Barks: Rumi is really unusual, because he’s a master of poetry and such an enlightened human being. The most gifted artists are usually so independent that they can’t surrender their mind. Think of Vladimir Nabokov: so proud of himself and enjoying being Nabokov, and just a hairbreadth away from enlightenment. Mozart is interesting on this subject. He says, “Neither a lofty degree of intelligence nor imagination nor both together go to the making of a genius. Love, love, love, that is the soul of genius.”

To live in the heart sounds so simple. But if it is not lived, then those are just empty words. Rumi and Bawa would say that’s the work we are here to do. We’re here to dissolve the ego and live in the heart with compassion and kindness. The Dalai Lama has said, “My religion is kindness.”

I know I’m not enlightened. I’m not there. People who are enlightened say once you get enlightened, it becomes so funny because obviously everybody’s enlightened, but they don’t know it! It becomes a huge joke.

Lawler: What’s your religion?

Barks: My religion? I like them all. I have recently been reading Zen and Taoist books.

Lawler: Do you have sacred texts?

Barks: The poetry of James Wright. Cormac McCarthy’s Suttree. The poems Emily Dickinson wrote in 1863. Sir Gawain and the Green Knight. I love the Psalms and John 8. The poetry of Charlie Smith. Billy Collins’s Picnic, Lightning. John Ruskin; I would call him a Sufi.

Lawler: Ruskin? The nineteenth-century English art critic? How are you defining the term “Sufi”?

Barks: I define it in the most general way as someone who is on the path of the heart, whether it’s Bawa Muhaiyaddeen or Groucho Marx. Maybe it’s a way that has no definition at all. If you need a name for these strange vitalists, call them DUM — Disreputable Unaffiliated Mystics. But it’s best not to call them anything.

Lawler: Is there a difference between Barks the poet and Barks the interpreter of Rumi?

Barks: They’re beginning to flow together more and more. The work with Rumi is to get out of the way, to share the path of wisdom and experience the state of annihilation.

Lawler: Rumi talks a lot about the “great dissolution.” Is this the annihilation you’re referring to?

Barks: He has hundreds of metaphors for the dissolution of the ego: What happens to a child when it’s nursing, leaning into the breast. A dead mule being dissolved into a salt flat. Gnats in a whirlwind; that’s what it feels like to me. The drop going into the ocean, of course. These images of what it is like to die before you die. “You must be born again,” says Jesus.

Lawler: Were you ever born again when you were growing up in Tennessee?

Barks: No, although I did go up to the front in a Billy Graham crusade. It felt good, like surrender. But I know I’m not enlightened. I’m not there. People who are enlightened say once you get enlightened, it becomes so funny because obviously everybody’s enlightened, but they don’t know it! It becomes a huge joke.

Lawler: Have you ever felt the state of annihilation in your own life?

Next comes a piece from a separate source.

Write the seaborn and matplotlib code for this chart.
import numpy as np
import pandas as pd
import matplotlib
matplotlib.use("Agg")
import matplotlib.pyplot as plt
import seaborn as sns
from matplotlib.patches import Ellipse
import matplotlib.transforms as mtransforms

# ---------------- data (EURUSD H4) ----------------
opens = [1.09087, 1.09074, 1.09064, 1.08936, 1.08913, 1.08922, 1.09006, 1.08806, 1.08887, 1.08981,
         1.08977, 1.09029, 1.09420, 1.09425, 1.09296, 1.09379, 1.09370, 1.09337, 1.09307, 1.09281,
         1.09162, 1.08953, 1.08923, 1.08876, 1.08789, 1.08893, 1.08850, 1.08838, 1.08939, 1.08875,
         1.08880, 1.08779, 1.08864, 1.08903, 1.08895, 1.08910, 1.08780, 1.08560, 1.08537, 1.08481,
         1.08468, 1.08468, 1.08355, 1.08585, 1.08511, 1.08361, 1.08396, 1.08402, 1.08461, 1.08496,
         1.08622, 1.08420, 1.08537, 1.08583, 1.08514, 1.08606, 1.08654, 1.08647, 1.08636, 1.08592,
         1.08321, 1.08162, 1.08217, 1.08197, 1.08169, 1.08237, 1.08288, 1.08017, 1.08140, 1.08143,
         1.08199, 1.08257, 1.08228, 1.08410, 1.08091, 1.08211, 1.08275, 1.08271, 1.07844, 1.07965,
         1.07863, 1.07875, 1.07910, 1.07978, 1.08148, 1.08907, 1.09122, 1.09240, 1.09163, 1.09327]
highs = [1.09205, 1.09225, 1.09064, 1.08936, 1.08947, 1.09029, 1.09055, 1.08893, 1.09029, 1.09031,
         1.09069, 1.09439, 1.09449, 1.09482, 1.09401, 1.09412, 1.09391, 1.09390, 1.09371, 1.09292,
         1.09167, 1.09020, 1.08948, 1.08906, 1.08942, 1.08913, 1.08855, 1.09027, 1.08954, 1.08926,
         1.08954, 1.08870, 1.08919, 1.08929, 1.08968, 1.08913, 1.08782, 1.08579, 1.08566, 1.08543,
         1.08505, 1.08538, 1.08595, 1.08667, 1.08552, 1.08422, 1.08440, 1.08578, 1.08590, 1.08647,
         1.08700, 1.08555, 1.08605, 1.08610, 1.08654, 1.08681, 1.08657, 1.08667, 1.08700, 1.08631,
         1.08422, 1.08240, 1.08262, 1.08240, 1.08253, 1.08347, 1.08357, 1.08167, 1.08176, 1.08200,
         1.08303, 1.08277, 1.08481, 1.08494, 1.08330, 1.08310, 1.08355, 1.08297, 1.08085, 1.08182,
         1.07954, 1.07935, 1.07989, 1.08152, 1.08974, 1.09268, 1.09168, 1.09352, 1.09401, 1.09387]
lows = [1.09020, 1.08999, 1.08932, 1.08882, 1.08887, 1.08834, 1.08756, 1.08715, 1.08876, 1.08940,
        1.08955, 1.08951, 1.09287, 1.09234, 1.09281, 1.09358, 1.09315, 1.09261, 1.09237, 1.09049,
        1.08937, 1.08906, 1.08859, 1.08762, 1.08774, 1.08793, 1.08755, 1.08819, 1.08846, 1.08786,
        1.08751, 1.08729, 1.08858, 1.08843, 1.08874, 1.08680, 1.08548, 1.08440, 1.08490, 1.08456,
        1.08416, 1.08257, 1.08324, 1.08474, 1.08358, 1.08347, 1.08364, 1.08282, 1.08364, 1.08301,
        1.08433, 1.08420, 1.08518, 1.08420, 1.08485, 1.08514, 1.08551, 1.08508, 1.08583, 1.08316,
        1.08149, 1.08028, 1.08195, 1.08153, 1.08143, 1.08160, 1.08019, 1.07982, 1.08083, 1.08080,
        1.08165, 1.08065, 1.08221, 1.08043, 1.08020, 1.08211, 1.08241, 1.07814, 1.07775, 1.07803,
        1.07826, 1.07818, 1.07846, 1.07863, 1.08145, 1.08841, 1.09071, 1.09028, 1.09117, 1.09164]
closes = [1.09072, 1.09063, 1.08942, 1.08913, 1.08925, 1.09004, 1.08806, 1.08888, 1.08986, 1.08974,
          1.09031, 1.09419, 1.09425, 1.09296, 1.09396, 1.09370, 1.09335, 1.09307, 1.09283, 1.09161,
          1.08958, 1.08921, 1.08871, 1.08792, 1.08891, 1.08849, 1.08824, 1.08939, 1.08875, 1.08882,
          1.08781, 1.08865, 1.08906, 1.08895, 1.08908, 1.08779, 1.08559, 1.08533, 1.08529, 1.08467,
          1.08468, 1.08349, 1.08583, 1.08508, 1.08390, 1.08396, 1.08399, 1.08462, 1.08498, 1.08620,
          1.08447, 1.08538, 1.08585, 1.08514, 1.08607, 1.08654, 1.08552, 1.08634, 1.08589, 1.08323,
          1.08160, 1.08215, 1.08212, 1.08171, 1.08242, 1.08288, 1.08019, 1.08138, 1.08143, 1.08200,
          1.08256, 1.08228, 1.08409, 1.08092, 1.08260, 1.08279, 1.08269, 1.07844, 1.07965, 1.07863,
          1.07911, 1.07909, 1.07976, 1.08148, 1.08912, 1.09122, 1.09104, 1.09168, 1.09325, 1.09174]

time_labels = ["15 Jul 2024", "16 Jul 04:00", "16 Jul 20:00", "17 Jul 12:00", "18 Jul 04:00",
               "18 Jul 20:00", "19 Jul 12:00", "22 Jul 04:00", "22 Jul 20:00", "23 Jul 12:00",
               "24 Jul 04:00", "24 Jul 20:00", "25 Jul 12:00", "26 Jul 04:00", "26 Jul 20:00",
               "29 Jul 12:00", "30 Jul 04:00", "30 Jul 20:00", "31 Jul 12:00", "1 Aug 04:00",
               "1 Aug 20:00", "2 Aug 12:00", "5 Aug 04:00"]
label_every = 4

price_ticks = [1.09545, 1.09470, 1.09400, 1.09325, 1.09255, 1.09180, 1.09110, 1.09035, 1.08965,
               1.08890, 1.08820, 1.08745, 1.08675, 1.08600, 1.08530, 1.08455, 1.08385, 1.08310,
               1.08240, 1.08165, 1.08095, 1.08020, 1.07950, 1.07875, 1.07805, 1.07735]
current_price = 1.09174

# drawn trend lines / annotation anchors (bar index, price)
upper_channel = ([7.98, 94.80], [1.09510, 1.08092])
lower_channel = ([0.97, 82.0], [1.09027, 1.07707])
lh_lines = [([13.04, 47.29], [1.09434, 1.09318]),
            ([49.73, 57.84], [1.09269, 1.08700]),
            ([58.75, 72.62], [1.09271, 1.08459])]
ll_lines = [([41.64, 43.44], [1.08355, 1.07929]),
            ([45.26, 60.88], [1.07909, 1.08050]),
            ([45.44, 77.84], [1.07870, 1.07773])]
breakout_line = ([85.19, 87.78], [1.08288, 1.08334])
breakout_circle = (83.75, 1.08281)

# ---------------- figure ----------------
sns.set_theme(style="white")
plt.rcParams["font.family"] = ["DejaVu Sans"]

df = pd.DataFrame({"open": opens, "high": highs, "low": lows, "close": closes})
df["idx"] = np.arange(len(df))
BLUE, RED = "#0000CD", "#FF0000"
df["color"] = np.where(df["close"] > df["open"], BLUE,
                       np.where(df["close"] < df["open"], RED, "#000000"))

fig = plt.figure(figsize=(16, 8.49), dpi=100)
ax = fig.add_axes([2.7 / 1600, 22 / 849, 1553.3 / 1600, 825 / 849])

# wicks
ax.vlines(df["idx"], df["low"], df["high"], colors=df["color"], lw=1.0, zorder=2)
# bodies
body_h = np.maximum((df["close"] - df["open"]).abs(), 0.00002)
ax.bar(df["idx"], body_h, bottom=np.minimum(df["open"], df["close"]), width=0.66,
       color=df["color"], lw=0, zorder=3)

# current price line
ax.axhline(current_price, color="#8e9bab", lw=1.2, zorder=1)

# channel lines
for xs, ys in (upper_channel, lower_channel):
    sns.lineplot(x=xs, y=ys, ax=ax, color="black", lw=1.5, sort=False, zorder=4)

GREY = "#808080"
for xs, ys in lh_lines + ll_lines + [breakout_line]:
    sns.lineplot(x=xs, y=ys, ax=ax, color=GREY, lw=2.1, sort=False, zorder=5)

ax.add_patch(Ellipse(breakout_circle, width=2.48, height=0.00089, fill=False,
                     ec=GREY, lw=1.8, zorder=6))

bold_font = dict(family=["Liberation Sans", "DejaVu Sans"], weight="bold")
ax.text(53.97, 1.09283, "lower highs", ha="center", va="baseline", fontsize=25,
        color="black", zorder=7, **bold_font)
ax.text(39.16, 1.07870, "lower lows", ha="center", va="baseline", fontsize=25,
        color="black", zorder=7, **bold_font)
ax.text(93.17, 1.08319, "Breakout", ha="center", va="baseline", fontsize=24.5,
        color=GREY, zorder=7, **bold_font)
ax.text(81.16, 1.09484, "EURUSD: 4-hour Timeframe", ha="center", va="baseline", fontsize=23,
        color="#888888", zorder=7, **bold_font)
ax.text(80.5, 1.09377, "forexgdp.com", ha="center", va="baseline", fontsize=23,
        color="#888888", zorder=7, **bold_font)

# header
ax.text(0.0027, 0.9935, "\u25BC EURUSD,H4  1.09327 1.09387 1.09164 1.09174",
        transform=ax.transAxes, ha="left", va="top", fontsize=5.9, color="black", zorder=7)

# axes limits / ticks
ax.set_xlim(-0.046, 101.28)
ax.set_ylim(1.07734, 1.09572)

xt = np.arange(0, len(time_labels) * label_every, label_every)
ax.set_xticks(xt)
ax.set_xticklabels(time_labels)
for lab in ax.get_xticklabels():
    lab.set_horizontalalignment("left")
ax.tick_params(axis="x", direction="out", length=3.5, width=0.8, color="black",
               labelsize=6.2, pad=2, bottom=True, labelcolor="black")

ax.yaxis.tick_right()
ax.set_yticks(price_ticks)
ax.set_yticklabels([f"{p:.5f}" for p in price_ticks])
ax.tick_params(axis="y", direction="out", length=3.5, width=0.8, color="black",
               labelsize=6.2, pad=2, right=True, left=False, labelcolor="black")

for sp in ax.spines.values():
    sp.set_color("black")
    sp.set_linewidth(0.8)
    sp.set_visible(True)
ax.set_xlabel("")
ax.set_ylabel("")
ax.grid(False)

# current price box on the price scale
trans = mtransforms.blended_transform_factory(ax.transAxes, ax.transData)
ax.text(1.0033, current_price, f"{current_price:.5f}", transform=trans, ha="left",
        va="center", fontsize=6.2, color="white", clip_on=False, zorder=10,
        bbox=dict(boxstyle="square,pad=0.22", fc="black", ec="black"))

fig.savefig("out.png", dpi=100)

Barks: I felt something similar to it in the presence of Bawa. I felt real friendship, a connection, as well as a feeling of being out of time or place, a melting of the world. Bawa would say that this world is like snow: made of beautiful shapes, but it melts. Bawa’s teaching is slowly working on me.

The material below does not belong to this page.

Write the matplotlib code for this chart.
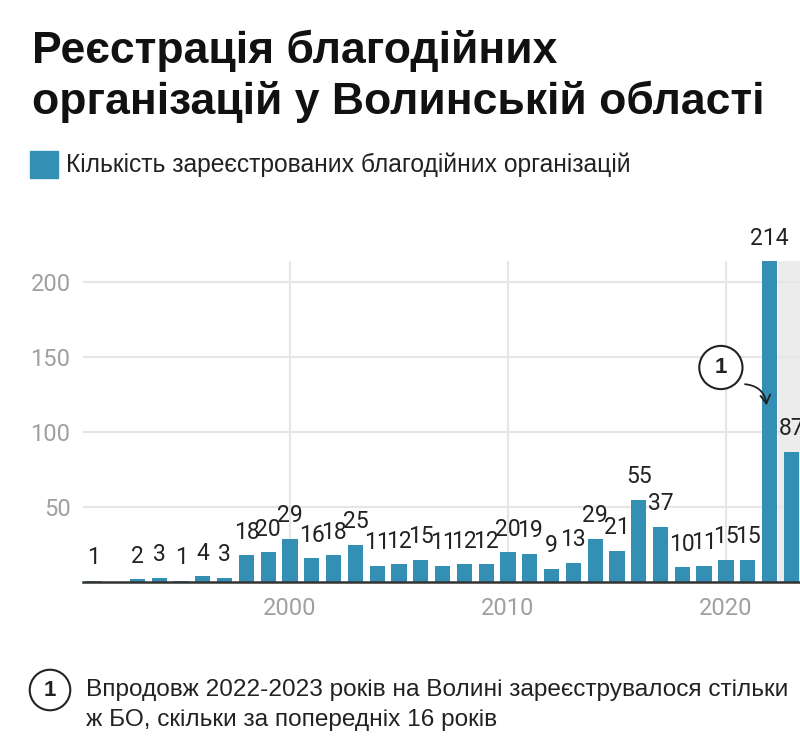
import matplotlib
matplotlib.use('Agg')
import matplotlib.pyplot as plt

# роки та кількість зареєстрованих БО
years = [1991, 1993, 1994, 1995, 1996, 1997, 1998, 1999, 2000, 2001, 2002, 2003,
         2004, 2005, 2006, 2007, 2008, 2009, 2010, 2011, 2012, 2013, 2014, 2015,
         2016, 2017, 2018, 2019, 2020, 2021, 2022, 2023]
counts = [1, 2, 3, 1, 4, 3, 18, 20, 29, 16, 18, 25,
          11, 12, 15, 11, 12, 12, 20, 19, 9, 13, 29, 21,
          55, 37, 10, 11, 15, 15, 214, 87]

title = 'Реєстрація благодійних\nорганізацій у Волинській області'
legend_label = 'Кількість зареєстрованих благодійних організацій'
note = 'Впродовж 2022-2023 років на Волині зареєструвалося стільки\nж БО, скільки за попередніх 16 років'

bar_color = '#3390b4'
head_font = 'Liberation Sans'
num_font = 'Roboto'

fig = plt.figure(figsize=(8, 7.46), dpi=100)
ax = fig.add_axes([83 / 800, 1 - 582 / 746, 1 - 83 / 800, 321 / 746])

ax.axvspan(2022.4, 2030, color='#ececec', zorder=0, lw=0)
ax.bar(years, counts, width=0.7, color=bar_color, zorder=2)

for x, v in zip(years, counts):
    ax.annotate(str(v), (x, v), xytext=(0, 8), textcoords='offset points',
                ha='center', va='bottom', fontsize=16.5, family=num_font,
                color='#222222', zorder=4, annotation_clip=False)

ax.set_xlim(1990.5, 2023.4)
ax.set_ylim(0, 214)
ax.set_yticks([50, 100, 150, 200])
ax.set_xticks([2000, 2010, 2020])
ax.grid(True, color='#e6e6e6', lw=1.5, zorder=0)
ax.set_axisbelow(True)
for s in ['top', 'right', 'left']:
    ax.spines[s].set_visible(False)
ax.spines['bottom'].set_color('#333333')
ax.spines['bottom'].set_linewidth(1.8)
ax.spines['bottom'].set_zorder(5)
ax.tick_params(length=0, labelsize=17, labelcolor='#a0a0a0')
ax.tick_params(axis='x', pad=11)
ax.tick_params(axis='y', pad=9)
for lbl in ax.get_xticklabels() + ax.get_yticklabels():
    lbl.set_family(num_font)

# позначка 1 на графіку
ax.annotate('', xy=(2021.88, 116), xytext=(2020.75, 132),
            arrowprops=dict(arrowstyle='->,head_length=0.6,head_width=0.35',
                            color='#222222', lw=1.3,
                            connectionstyle='arc3,rad=-0.45'), zorder=6)
ax.text(2019.77, 143, '1', ha='center', va='center', fontsize=16,
        fontweight='bold', family=head_font, color='#222222', zorder=7,
        bbox=dict(boxstyle='circle,pad=0.5', fc='white', ec='#222222', lw=1.5))

# заголовок і легенда
fig.text(32 / 800, 1 - 30 / 746, title, ha='left', va='top', fontsize=32,
         fontweight='bold', family=head_font, color='#111111', linespacing=1.25)
fig.patches.append(plt.Rectangle((30 / 800, 1 - 178 / 746), 28 / 800, 27 / 746,
                                 transform=fig.transFigure, color=bar_color))
fig.text(66 / 800, 1 - 165 / 746, legend_label, ha='left', va='center',
         fontsize=17.7, family=head_font, color='#222222')

# примітка
fig.text(50 / 800, 1 - 690 / 746, '1', ha='center', va='center', fontsize=16,
         fontweight='bold', family=head_font, color='#222222',
         bbox=dict(boxstyle='circle,pad=0.44', fc='white', ec='#222222', lw=1.5))
fig.text(86 / 800, 1 - 705 / 746, note, ha='left', va='center', fontsize=17.6,
         family=head_font, color='#222222', linespacing=1.5)

fig.savefig('out.png', dpi=100)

Lawler: In the West, submitting to a teacher on the road to wisdom is often seen as cultish or degrading.

Barks: Islam means “submission.” Yes, we want things to be democratic, with everybody equal. It turns out they’re not. Maybe people are equal in terms of value, but in terms of soul growth, some people are farther along. This man, this being, Bawa Muhaiyaddeen came to get me in a dream. He could visit me in dreams and be conscious of having done that. I would go to see him and start telling him my dreams, and he would say, “You don’t need to tell me that dream. I was there.” If somebody told me that this had happened to them, I might not believe it was real, but it happened to me.

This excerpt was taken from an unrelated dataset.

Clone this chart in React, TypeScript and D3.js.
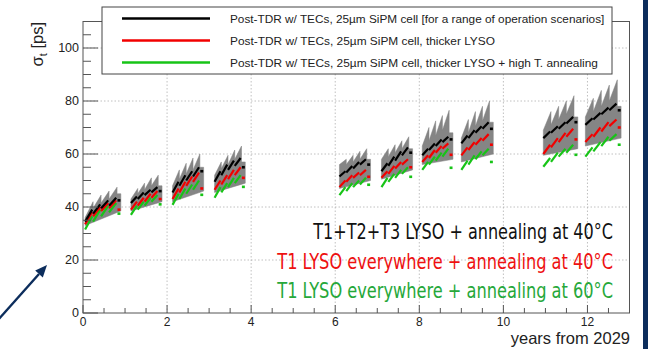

We have such lack of trust with spiritual teachers — the Jim Jones–guru syndrome. But with this man, trust was no problem. Surely people felt this around Jesus or the Buddha: the knowing that he is the real thing. Bawa never asked for money. He said you don’t charge for wisdom. And if he was giving a talk and he found that they were taking money at the door, he would say, “Go find the people and give it back!” This is un-American, not to charge, isn’t it?

He died in 1986, and our relationship has changed. He’s become more of a friend.

Lawler: As Shams was to Rumi?

Barks: Well, the friend is a mystery. Rumi talks about him in various ways. He’s a presence that is like sunlight. Whenever Rumi mentions the sun, he means Shams — a specific person and something as enlivening as sunlight is to the earth. Shams is, in fact, Arabic for “sun.” My teacher used to say that other people were the jewel lights in his eyes. And then there’s Joe Miller, the homegrown mystic who is dead now. He used to teach by walking; he’d get fifteen hundred people walking with him through Golden Gate Park. He’d get to the end of the park, and he’d buy a bunch of us ice cream. He called it “headquarters”: this shared inwardness, the friend, the beloved. “Coleman, now get back to headquarters,” he’d say — get back to your center. That’s the place Rumi calls “majesty.” “The Kingdom of God is within you,” it says in the Gospel of Thomas: “Lift up a stone and I am there. Break a stick and I am there.” Whoever’s saying that is the headquarters, the friend, the beloved, the sun. The sun that melts the snow.